Stout 17 uses Challenger hop pellets for bittering and Goldings flowers for flavor. As Irish stouts are low on hop aroma, Stout 17 has no aroma hop addition. This one started at 12 Plato and finished at 2.25. That’s about 82 percent attenuation, making this a very dry stout, with about 5.8% ABV.

It pours nearly opaque black but holding it to the light reveals very dark ruby color. The head is thick, and dark tan. The aroma is of malt, with toasted notes. A very roasty flavor finishes with mild mouth-watering bitterness and an alcohol tang. A very complex, tasty stout!

Backcountry Nut Brown Ale

Backcountry NBA
There are no nuts in Nut Brown Ale, let’s get that settled right away. Toasted nuts are of course a big source of umami. The nutty flavor in Nut Brown Ale, however, comes from specialty malts including British Brown and Special B that are an integral part of its recipe.

I first brewed this beer on March 20, 1999 and called it Equinox NBA. The idea was to create a home brew that I could take to the “Backcountry Weekend” at Henry Coe State Park, where I was a volunteer docent. We would set up camp at the back country staging area, help the visitors, and then enjoy some grub and homebrew and play for the visitors around the campfire that night.

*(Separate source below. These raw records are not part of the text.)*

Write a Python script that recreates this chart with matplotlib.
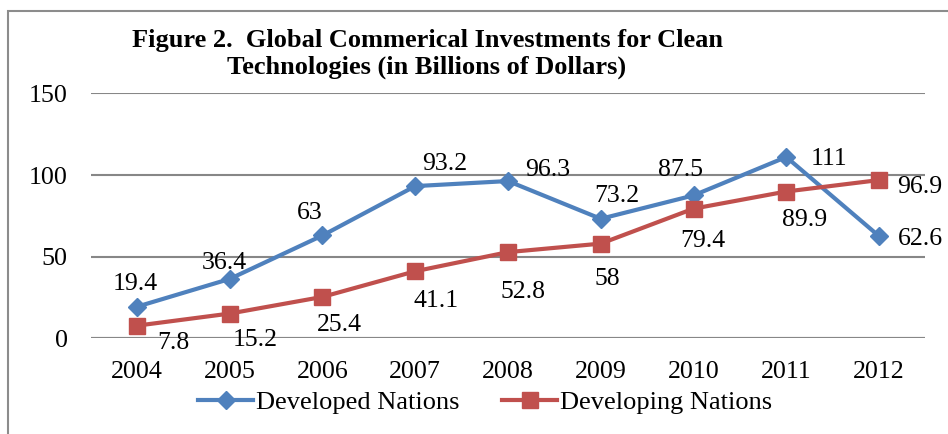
import matplotlib.pyplot as plt
from matplotlib.patches import Rectangle
from matplotlib.lines import Line2D

plt.rcParams['font.family'] = ['Liberation Serif', 'DejaVu Serif']

years = ['2004', '2005', '2006', '2007', '2008', '2009', '2010', '2011', '2012']
developed = [19.4, 36.4, 63, 93.2, 96.3, 73.2, 87.5, 111, 62.6]
developing = [7.8, 15.2, 25.4, 41.1, 52.8, 58, 79.4, 89.9, 96.9]

# label offsets in pixels (dx, dy), like Excel's auto placement
dev_off = [(-2, 25), (-5, 18), (-13, 25), (29, 25), (40, 14), (16, 25), (-13, 28), (43, 1), (41, 0)]
ing_off = [(36, -15), (25, -24), (17, -26), (21, -27), (15, -37), (7, -33), (9, -30), (18, -26), (41, -4)]

blue = '#4F81BD'
red = '#C0504D'
grid = '#878787'

fig = plt.figure(figsize=(9.48, 4.34), dpi=100)
ax = fig.add_axes([90.6 / 948, 95.6 / 434, 834.8 / 948, 245.1 / 434])

x = list(range(len(years)))
ax.plot(x, developed, color=blue, lw=3, marker='D', ms=9, label='Developed Nations', zorder=3)
ax.plot(x, developing, color=red, lw=3, marker='s', ms=12, label='Developing Nations', zorder=3)

for i, v in enumerate(developed):
    ax.annotate(f'{v:g}', (i, v), xytext=dev_off[i], textcoords='offset pixels',
                ha='center', va='center_baseline', fontsize=18.5)
for i, v in enumerate(developing):
    ax.annotate(f'{v:g}', (i, v), xytext=ing_off[i], textcoords='offset pixels',
                ha='center', va='center_baseline', fontsize=18.5)

ax.set_xlim(-0.5, 8.5)
ax.set_ylim(0, 150)
ax.set_yticks([0, 50, 100, 150])
ax.set_xticks(x)
ax.set_xticklabels(years)
ax.tick_params(axis='both', length=0, labelsize=18.7)
ax.tick_params(axis='y', pad=16.5)
ax.tick_params(axis='x', pad=16)
ax.yaxis.grid(True, color=grid, lw=1.5)
ax.set_axisbelow(True)
for s in ax.spines.values():
    s.set_visible(False)
ax.axhline(0, color=grid, lw=1.5, zorder=0)

fig.text(427 / 948, 1 - 47 / 434, 'Figure 2.  Global Commerical Investments for Clean',
         ha='center', va='baseline', fontsize=19, fontweight='bold')
fig.text(427 / 948, 1 - 74 / 434, 'Technologies (in Billions of Dollars)',
         ha='center', va='baseline', fontsize=19, fontweight='bold')

handles = [Line2D([], [], color=blue, lw=3, marker='D', ms=9),
           Line2D([], [], color=red, lw=3, marker='s', ms=12)]
fig.legend(handles, ['Developed Nations', 'Developing Nations'], loc='center',
           bbox_to_anchor=(485 / 948, 1 - 402 / 434), ncol=2, frameon=False,
           fontsize=19, handlelength=2.1, handletextpad=0.1, columnspacing=1.6,
           borderpad=0, borderaxespad=0)

fig.patches.append(Rectangle((8 / 948, -0.1), 1.2, 1.1 - 11 / 434, transform=fig.transFigure,
                             fill=False, edgecolor='#8c8c8c', lw=1.5))

fig.savefig('out.png', dpi=100)
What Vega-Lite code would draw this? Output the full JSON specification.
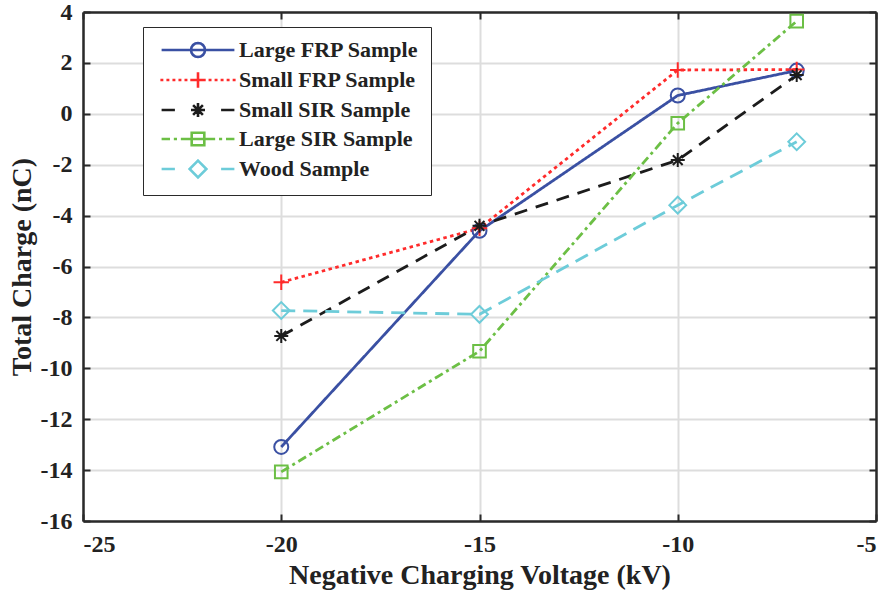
{
  "$schema": "https://vega.github.io/schema/vega-lite/v6.json",
  "width": 793,
  "height": 509,
  "autosize": {"type": "none"},
  "padding": {"left": 83, "top": 12, "right": 11, "bottom": 76},
  "background": "white",
  "config": {
    "font": "Liberation Serif",
    "view": {"stroke": null},
    "axis": {
      "labelFont": "Liberation Serif",
      "labelFontWeight": "bold",
      "labelFontSize": 24,
      "labelColor": "#222222",
      "labelExpr": "toString(datum.value)",
      "titleFont": "Liberation Serif",
      "titleFontWeight": "bold",
      "titleFontSize": 28,
      "titleColor": "#222222",
      "gridColor": "#dddddd",
      "gridWidth": 2,
      "gridOpacity": 1,
      "domainColor": "#2a2a2a",
      "domainWidth": 2.5,
      "tickColor": "#2a2a2a",
      "tickWidth": 2,
      "tickSize": -7
    },
    "legend": {
      "orient": "none",
      "legendX": 60,
      "legendY": 15,
      "direction": "vertical",
      "fillColor": "white",
      "strokeColor": "#2a2a2a",
      "padding": 12,
      "symbolSize": 196,
      "symbolOffset": 32,
      "labelOffset": 30,
      "symbolOpacity": 1,
      "symbolStrokeWidth": 2.6,
      "symbolFillColor": "transparent",
      "labelFont": "Liberation Serif",
      "labelFontWeight": "bold",
      "labelFontSize": 22,
      "labelColor": "#222222",
      "rowPadding": 4,
      "labelLimit": 400
    }
  },
  "data": {
    "values": [
      {"voltage": -20, "charge": -13.09, "series": "Large FRP Sample"},
      {"voltage": -15, "charge": -4.6, "series": "Large FRP Sample"},
      {"voltage": -10, "charge": 0.72, "series": "Large FRP Sample"},
      {"voltage": -7, "charge": 1.7, "series": "Large FRP Sample"},
      {"voltage": -20, "charge": -6.62, "series": "Small FRP Sample"},
      {"voltage": -15, "charge": -4.5, "series": "Small FRP Sample"},
      {"voltage": -10, "charge": 1.72, "series": "Small FRP Sample"},
      {"voltage": -7, "charge": 1.74, "series": "Small FRP Sample"},
      {"voltage": -20, "charge": -8.73, "series": "Small SIR Sample"},
      {"voltage": -15, "charge": -4.4, "series": "Small SIR Sample"},
      {"voltage": -10, "charge": -1.82, "series": "Small SIR Sample"},
      {"voltage": -7, "charge": 1.52, "series": "Small SIR Sample"},
      {"voltage": -20, "charge": -14.07, "series": "Large SIR Sample"},
      {"voltage": -15, "charge": -9.33, "series": "Large SIR Sample"},
      {"voltage": -10, "charge": -0.37, "series": "Large SIR Sample"},
      {"voltage": -7, "charge": 3.64, "series": "Large SIR Sample"},
      {"voltage": -20, "charge": -7.73, "series": "Wood Sample"},
      {"voltage": -15, "charge": -7.88, "series": "Wood Sample"},
      {"voltage": -10, "charge": -3.59, "series": "Wood Sample"},
      {"voltage": -7, "charge": -1.1, "series": "Wood Sample"}
    ]
  },
  "layer": [
    {
      "mark": {"type": "line", "strokeWidth": 2.8, "clip": true},
      "encoding": {
        "x": {
          "field": "voltage", "type": "quantitative",
          "scale": {"domain": [-25, -5], "nice": false, "zero": false},
          "axis": {
            "orient": "bottom",
            "values": [-25, -20, -15, -10, -5],
            "title": "Negative Charging Voltage (kV)",
            "labelPadding": 18,
            "titlePadding": 5,
            "grid": true
          }
        },
        "y": {
          "field": "charge", "type": "quantitative",
          "scale": {"domain": [-16, 4], "nice": false, "zero": false},
          "axis": {
            "orient": "left",
            "values": [-16, -14, -12, -10, -8, -6, -4, -2, 0, 2, 4],
            "title": "Total Charge (nC)",
            "labelPadding": 18,
            "titlePadding": 4,
            "grid": true
          }
        },
        "color": {
          "field": "series", "type": "nominal",
          "scale": {
            "domain": ["Large FRP Sample", "Small FRP Sample", "Small SIR Sample", "Large SIR Sample", "Wood Sample"],
            "range": ["#3a50a3", "#ff2b2b", "#1c1c1c", "#6cbf45", "#6dccd9"]
          },
          "legend": null
        },
        "strokeDash": {
          "field": "series", "type": "nominal",
          "scale": {
            "domain": ["Large FRP Sample", "Small FRP Sample", "Small SIR Sample", "Large SIR Sample", "Wood Sample"],
            "range": [[1, 0], [3.5, 3.5], [13, 9], [9, 4, 3, 4], [14, 8]]
          },
          "legend": null
        }
      }
    },
    {
      "mark": {"type": "point", "filled": false, "strokeWidth": 2, "size": 196, "opacity": 1},
      "encoding": {
        "x": {
          "field": "voltage", "type": "quantitative",
          "axis": {
            "orient": "top",
            "values": [-25, -20, -15, -10, -5],
            "labels": false,
            "title": null,
            "grid": false
          }
        },
        "y": {
          "field": "charge", "type": "quantitative",
          "axis": {
            "orient": "right",
            "values": [-16, -14, -12, -10, -8, -6, -4, -2, 0, 2, 4],
            "labels": false,
            "title": null,
            "grid": false
          }
        },
        "color": {"field": "series", "type": "nominal", "legend": null},
        "shape": {
          "field": "series", "type": "nominal",
          "scale": {
            "domain": ["Large FRP Sample", "Small FRP Sample", "Small SIR Sample", "Large SIR Sample", "Wood Sample"],
            "range": [
              "circle",
              "M-1.1,0L1.1,0M0,-1.1L0,1.1",
              "M-1,0L1,0M0,-1L0,1M-0.7,-0.7L0.7,0.7M-0.7,0.7L0.7,-0.7",
              "M-0.9,-0.9L0.9,-0.9L0.9,0.9L-0.9,0.9Z",
              "M0,-1.2L1.2,0L0,1.2L-1.2,0Z"
            ]
          },
          "legend": null
        }
      }
    },
    {
      "mark": {"type": "point", "filled": false, "strokeWidth": 2.6, "size": 196, "opacity": 0},
      "encoding": {
        "x": {"field": "voltage", "type": "quantitative", "axis": null},
        "y": {"field": "charge", "type": "quantitative", "axis": null},
        "stroke": {
          "field": "series", "type": "nominal",
          "scale": {
            "domain": ["Large FRP Sample", "Small FRP Sample", "Small SIR Sample", "Large SIR Sample", "Wood Sample"],
            "range": ["#3a50a3", "#ff2b2b", "#1c1c1c", "#6cbf45", "#6dccd9"]
          },
          "legend": {"title": null}
        },
        "shape": {
          "field": "series", "type": "nominal",
          "scale": {
            "domain": ["Large FRP Sample", "Small FRP Sample", "Small SIR Sample", "Large SIR Sample", "Wood Sample"],
            "range": [
              "M-5.2,0L5.2,0M1,0L0.924,0.383L0.707,0.707L0.383,0.924L0,1L-0.383,0.924L-0.707,0.707L-0.924,0.383L-1,0L-0.924,-0.383L-0.707,-0.707L-0.383,-0.924L0,-1L0.383,-0.924L0.707,-0.707L0.924,-0.383Z",
              "M-5.37,0L-4.95,0M-4.51,0L-4.09,0M-3.65,0L-3.23,0M-2.79,0L-2.37,0M-1.93,0L-1.51,0M-1.07,0L-0.65,0M-0.21,0L0.21,0M0.65,0L1.07,0M1.51,0L1.93,0M2.37,0L2.79,0M3.23,0L3.65,0M4.09,0L4.51,0M4.95,0L5.37,0M-1.1,0L1.1,0M0,-1.1L0,1.1",
              "M-5.2,0L-3.3,0M3.3,0L5.2,0M-1,0L1,0M0,-1L0,1M-0.7,-0.7L0.7,0.7M-0.7,0.7L0.7,-0.7",
              "M-5.2,0L-4,0M-3.45,0L-3,0M-2.45,0L2.45,0M3,0L3.45,0M4,0L5.2,0M-0.9,-0.9L0.9,-0.9L0.9,0.9L-0.9,0.9Z",
              "M-5.2,0L-3.3,0M3.3,0L5.2,0M0,-1.2L1.2,0L0,1.2L-1.2,0Z"
            ]
          },
          "legend": {"title": null}
        }
      }
    }
  ],
  "resolve": {
    "axis": {"x": "independent", "y": "independent"},
    "scale": {"shape": "independent", "stroke": "independent"}
  }
}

My esteemed band mate at the time Dave Perrin declared it “extraordinary” and so I decided to brew it again.

My updated recipe is brown the way that mahogany is brown, with deep red highlights. It’s as nutty as a jaybird hoarding umami booty. Where the original recipe used corn sugar to boost the starting gravity to 1.050 (12.5 Plato) this one relies on the umami-boosting traits of Lyle’s Golden Syrup, Taikoo golden unrefined sugar from Mauritius and some hand-picked dark Belgian candi sugar crystals. A touch of sea salt and gypsum rounds out the character.

This version was bittered with Challenger hops and flavored with Goldings. I added aroma with some home grown “Feral Fuggle“ I’d gathered from the local hop vines. Brewed with White Labs’ WLP 004 Irish Ale yeast this version picked up a silver medal at the Toronto Anything Goes competition.

What’s That Umami Doing in My Yorkshire Ale?

Yorkshire Ale2Umami in beer comes primarily from two sources. First, barley malt has considerable protein in it (in the range of 10 to 15 percent) and the largest component of this is glutamic acid. The processes required to turn barley into beer involve reactions that convert this to glutamates. Most importantly though, I believe, is the contribution of the yeast. Nutritional yeast, known for its nutty, creamy flavors, provides a sample of this flavor.

Yorkshire Ale provides a vivid example of fermentation-induced umami flavor. The yeast produces a variety of metabolic by-products that create a well-balanced beer that is malty, and even meaty. The flavors are toasty with estery notes that accentuate the malt ingredients. These ingredients are chosen for their ability to contribute glutamates and nucleotides of a wide variety.

Archetypical Yorkshire Ale is a sweet, full-bodied beer with a deep red-brown cola color. It has a thick head and a mash/roast malty smell. It tastes of bread, caramel, chocolate, nuts, brown sugar, carob and earth. In the mouth it’s robust, mildly bitter and astringent, with a roasted finish.

My recipe relies on brown and chocolate malts, with a crystal malt blend, cara-aroma, and melanoidin malts to develop the glutamates derived from Maillard reactions.

Demerara and extra-dark aromatic Belgian sugar contribute caramel to the profile. Flaked barley provides raw glutamates that also contribute to a thick long-lasting head.

This version is bittered with a highly bitter variety, but in a mild proportion. Traditional English hops provide flavor and aroma that does not overwhelm the malty nose. It comes in at 7% ABV, which makes it, while not a Tadcaster Stingo, a funky, earthy–but in a good way–experience as rich as tucking into a plate of roasted mutton chops.